## PROMPT
Write out the material again exactly, please, and omit the pictures.

## RAW DATA
━━━━

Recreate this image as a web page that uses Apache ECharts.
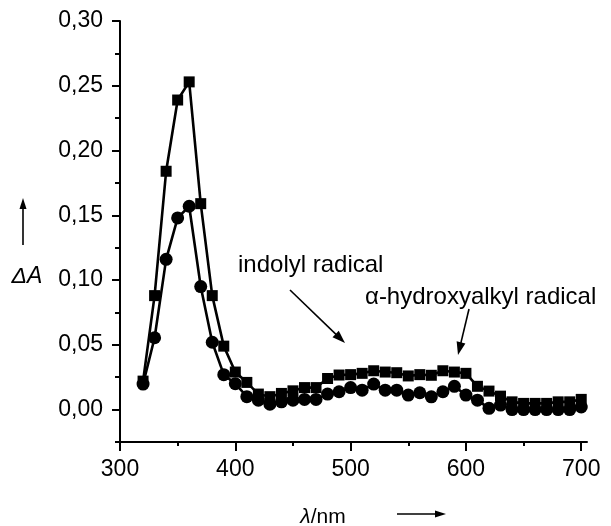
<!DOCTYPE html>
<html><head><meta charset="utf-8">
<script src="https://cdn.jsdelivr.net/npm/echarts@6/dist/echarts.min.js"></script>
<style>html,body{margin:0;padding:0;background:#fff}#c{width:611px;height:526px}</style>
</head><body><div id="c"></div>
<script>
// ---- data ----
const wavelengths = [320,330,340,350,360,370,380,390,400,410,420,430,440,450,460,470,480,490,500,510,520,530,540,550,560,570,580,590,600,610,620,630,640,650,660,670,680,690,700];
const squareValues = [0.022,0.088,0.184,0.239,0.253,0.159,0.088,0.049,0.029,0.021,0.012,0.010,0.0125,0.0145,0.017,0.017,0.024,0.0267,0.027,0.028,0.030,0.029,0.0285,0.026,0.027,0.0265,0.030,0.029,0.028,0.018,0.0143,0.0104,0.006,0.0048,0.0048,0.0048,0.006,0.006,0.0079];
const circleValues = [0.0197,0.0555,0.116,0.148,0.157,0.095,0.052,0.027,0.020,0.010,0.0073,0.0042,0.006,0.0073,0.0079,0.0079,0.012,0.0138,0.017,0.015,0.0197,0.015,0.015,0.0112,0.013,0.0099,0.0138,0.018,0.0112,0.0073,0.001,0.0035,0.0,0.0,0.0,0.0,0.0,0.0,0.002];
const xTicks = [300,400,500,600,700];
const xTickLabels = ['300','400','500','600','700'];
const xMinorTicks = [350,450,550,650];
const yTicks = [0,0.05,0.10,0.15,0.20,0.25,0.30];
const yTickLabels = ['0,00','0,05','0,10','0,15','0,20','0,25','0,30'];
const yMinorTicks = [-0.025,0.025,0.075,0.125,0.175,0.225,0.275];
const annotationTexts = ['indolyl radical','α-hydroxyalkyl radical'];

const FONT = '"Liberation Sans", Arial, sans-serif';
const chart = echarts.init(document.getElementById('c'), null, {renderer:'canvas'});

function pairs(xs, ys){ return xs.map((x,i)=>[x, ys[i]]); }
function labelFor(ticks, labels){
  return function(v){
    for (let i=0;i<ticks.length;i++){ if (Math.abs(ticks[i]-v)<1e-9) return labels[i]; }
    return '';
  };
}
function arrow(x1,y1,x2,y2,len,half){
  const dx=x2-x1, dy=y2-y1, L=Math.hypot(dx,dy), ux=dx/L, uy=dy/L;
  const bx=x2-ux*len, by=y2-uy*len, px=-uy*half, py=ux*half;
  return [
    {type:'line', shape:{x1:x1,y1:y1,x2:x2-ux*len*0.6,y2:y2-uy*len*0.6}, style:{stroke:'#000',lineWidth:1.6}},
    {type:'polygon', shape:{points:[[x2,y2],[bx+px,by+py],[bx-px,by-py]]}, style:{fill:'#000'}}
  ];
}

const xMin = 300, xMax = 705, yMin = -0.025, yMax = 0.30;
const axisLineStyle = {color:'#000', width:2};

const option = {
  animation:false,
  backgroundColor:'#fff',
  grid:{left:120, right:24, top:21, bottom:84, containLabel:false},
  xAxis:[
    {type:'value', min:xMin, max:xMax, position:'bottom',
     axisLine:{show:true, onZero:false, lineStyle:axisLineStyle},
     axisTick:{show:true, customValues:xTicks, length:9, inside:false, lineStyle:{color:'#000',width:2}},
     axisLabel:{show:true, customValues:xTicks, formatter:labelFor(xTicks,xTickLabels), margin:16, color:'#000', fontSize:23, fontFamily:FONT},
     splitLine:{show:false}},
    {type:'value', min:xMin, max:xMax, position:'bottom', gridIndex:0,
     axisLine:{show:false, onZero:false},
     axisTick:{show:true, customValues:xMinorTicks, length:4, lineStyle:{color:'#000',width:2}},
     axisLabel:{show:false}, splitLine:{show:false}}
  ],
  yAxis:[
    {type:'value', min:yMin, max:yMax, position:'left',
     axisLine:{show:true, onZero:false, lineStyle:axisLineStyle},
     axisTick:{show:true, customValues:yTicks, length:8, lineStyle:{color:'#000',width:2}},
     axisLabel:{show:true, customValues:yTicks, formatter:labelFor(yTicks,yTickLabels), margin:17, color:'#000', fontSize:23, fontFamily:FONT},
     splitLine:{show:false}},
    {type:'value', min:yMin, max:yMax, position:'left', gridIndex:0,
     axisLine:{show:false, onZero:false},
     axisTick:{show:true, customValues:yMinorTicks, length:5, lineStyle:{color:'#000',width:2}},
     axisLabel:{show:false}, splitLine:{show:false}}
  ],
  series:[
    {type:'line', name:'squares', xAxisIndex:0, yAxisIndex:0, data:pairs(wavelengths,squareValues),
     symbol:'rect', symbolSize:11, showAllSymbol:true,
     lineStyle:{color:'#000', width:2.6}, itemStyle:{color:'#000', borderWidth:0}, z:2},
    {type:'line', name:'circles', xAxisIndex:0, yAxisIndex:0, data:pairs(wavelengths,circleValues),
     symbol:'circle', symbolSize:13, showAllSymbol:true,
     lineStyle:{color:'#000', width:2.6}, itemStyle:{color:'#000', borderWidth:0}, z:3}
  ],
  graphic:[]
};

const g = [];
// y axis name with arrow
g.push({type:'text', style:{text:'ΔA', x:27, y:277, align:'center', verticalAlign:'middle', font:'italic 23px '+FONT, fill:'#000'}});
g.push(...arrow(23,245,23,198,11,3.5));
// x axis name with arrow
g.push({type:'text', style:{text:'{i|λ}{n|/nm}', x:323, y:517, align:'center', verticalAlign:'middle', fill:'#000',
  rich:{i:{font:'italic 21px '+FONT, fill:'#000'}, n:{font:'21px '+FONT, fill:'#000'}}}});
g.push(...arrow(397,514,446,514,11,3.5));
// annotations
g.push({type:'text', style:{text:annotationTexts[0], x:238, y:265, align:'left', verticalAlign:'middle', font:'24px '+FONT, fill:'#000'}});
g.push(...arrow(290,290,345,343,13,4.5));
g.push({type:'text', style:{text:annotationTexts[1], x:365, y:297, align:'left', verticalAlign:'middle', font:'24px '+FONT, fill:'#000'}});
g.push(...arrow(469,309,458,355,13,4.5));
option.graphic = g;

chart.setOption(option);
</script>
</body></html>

━━━━

## RESPONSE TO THIS TASK
Recreate this image as a web page that uses Apache ECharts.
<!DOCTYPE html>
<html><head><meta charset="utf-8">
<script src="https://cdn.jsdelivr.net/npm/echarts@6/dist/echarts.min.js"></script>
<style>html,body{margin:0;padding:0;background:#fff}#c{width:611px;height:526px}</style>
</head><body><div id="c"></div>
<script>
// ---- data ----
const wavelengths = [320,330,340,350,360,370,380,390,400,410,420,430,440,450,460,470,480,490,500,510,520,530,540,550,560,570,580,590,600,610,620,630,640,650,660,670,680,690,700];
const squareValues = [0.022,0.088,0.184,0.239,0.253,0.159,0.088,0.049,0.029,0.021,0.012,0.010,0.0125,0.0145,0.017,0.017,0.024,0.0267,0.027,0.028,0.030,0.029,0.0285,0.026,0.027,0.0265,0.030,0.029,0.028,0.018,0.0143,0.0104,0.006,0.0048,0.0048,0.0048,0.006,0.006,0.0079];
const circleValues = [0.0197,0.0555,0.116,0.148,0.157,0.095,0.052,0.027,0.020,0.010,0.0073,0.0042,0.006,0.0073,0.0079,0.0079,0.012,0.0138,0.017,0.015,0.0197,0.015,0.015,0.0112,0.013,0.0099,0.0138,0.018,0.0112,0.0073,0.001,0.0035,0.0,0.0,0.0,0.0,0.0,0.0,0.002];
const xTicks = [300,400,500,600,700];
const xTickLabels = ['300','400','500','600','700'];
const xMinorTicks = [350,450,550,650];
const yTicks = [0,0.05,0.10,0.15,0.20,0.25,0.30];
const yTickLabels = ['0,00','0,05','0,10','0,15','0,20','0,25','0,30'];
const yMinorTicks = [-0.025,0.025,0.075,0.125,0.175,0.225,0.275];
const annotationTexts = ['indolyl radical','α-hydroxyalkyl radical'];

const FONT = '"Liberation Sans", Arial, sans-serif';
const chart = echarts.init(document.getElementById('c'), null, {renderer:'canvas'});

function pairs(xs, ys){ return xs.map((x,i)=>[x, ys[i]]); }
function labelFor(ticks, labels){
  return function(v){
    for (let i=0;i<ticks.length;i++){ if (Math.abs(ticks[i]-v)<1e-9) return labels[i]; }
    return '';
  };
}
function arrow(x1,y1,x2,y2,len,half){
  const dx=x2-x1, dy=y2-y1, L=Math.hypot(dx,dy), ux=dx/L, uy=dy/L;
  const bx=x2-ux*len, by=y2-uy*len, px=-uy*half, py=ux*half;
  return [
    {type:'line', shape:{x1:x1,y1:y1,x2:x2-ux*len*0.6,y2:y2-uy*len*0.6}, style:{stroke:'#000',lineWidth:1.6}},
    {type:'polygon', shape:{points:[[x2,y2],[bx+px,by+py],[bx-px,by-py]]}, style:{fill:'#000'}}
  ];
}

const xMin = 300, xMax = 705, yMin = -0.025, yMax = 0.30;
const axisLineStyle = {color:'#000', width:2};

const option = {
  animation:false,
  backgroundColor:'#fff',
  grid:{left:120, right:24, top:21, bottom:84, containLabel:false},
  xAxis:[
    {type:'value', min:xMin, max:xMax, position:'bottom',
     axisLine:{show:true, onZero:false, lineStyle:axisLineStyle},
     axisTick:{show:true, customValues:xTicks, length:9, inside:false, lineStyle:{color:'#000',width:2}},
     axisLabel:{show:true, customValues:xTicks, formatter:labelFor(xTicks,xTickLabels), margin:16, color:'#000', fontSize:23, fontFamily:FONT},
     splitLine:{show:false}},
    {type:'value', min:xMin, max:xMax, position:'bottom', gridIndex:0,
     axisLine:{show:false, onZero:false},
     axisTick:{show:true, customValues:xMinorTicks, length:4, lineStyle:{color:'#000',width:2}},
     axisLabel:{show:false}, splitLine:{show:false}}
  ],
  yAxis:[
    {type:'value', min:yMin, max:yMax, position:'left',
     axisLine:{show:true, onZero:false, lineStyle:axisLineStyle},
     axisTick:{show:true, customValues:yTicks, length:8, lineStyle:{color:'#000',width:2}},
     axisLabel:{show:true, customValues:yTicks, formatter:labelFor(yTicks,yTickLabels), margin:17, color:'#000', fontSize:23, fontFamily:FONT},
     splitLine:{show:false}},
    {type:'value', min:yMin, max:yMax, position:'left', gridIndex:0,
     axisLine:{show:false, onZero:false},
     axisTick:{show:true, customValues:yMinorTicks, length:5, lineStyle:{color:'#000',width:2}},
     axisLabel:{show:false}, splitLine:{show:false}}
  ],
  series:[
    {type:'line', name:'squares', xAxisIndex:0, yAxisIndex:0, data:pairs(wavelengths,squareValues),
     symbol:'rect', symbolSize:11, showAllSymbol:true,
     lineStyle:{color:'#000', width:2.6}, itemStyle:{color:'#000', borderWidth:0}, z:2},
    {type:'line', name:'circles', xAxisIndex:0, yAxisIndex:0, data:pairs(wavelengths,circleValues),
     symbol:'circle', symbolSize:13, showAllSymbol:true,
     lineStyle:{color:'#000', width:2.6}, itemStyle:{color:'#000', borderWidth:0}, z:3}
  ],
  graphic:[]
};

const g = [];
// y axis name with arrow
g.push({type:'text', style:{text:'ΔA', x:27, y:277, align:'center', verticalAlign:'middle', font:'italic 23px '+FONT, fill:'#000'}});
g.push(...arrow(23,245,23,198,11,3.5));
// x axis name with arrow
g.push({type:'text', style:{text:'{i|λ}{n|/nm}', x:323, y:517, align:'center', verticalAlign:'middle', fill:'#000',
  rich:{i:{font:'italic 21px '+FONT, fill:'#000'}, n:{font:'21px '+FONT, fill:'#000'}}}});
g.push(...arrow(397,514,446,514,11,3.5));
// annotations
g.push({type:'text', style:{text:annotationTexts[0], x:238, y:265, align:'left', verticalAlign:'middle', font:'24px '+FONT, fill:'#000'}});
g.push(...arrow(290,290,345,343,13,4.5));
g.push({type:'text', style:{text:annotationTexts[1], x:365, y:297, align:'left', verticalAlign:'middle', font:'24px '+FONT, fill:'#000'}});
g.push(...arrow(469,309,458,355,13,4.5));
option.graphic = g;

chart.setOption(option);
</script>
</body></html>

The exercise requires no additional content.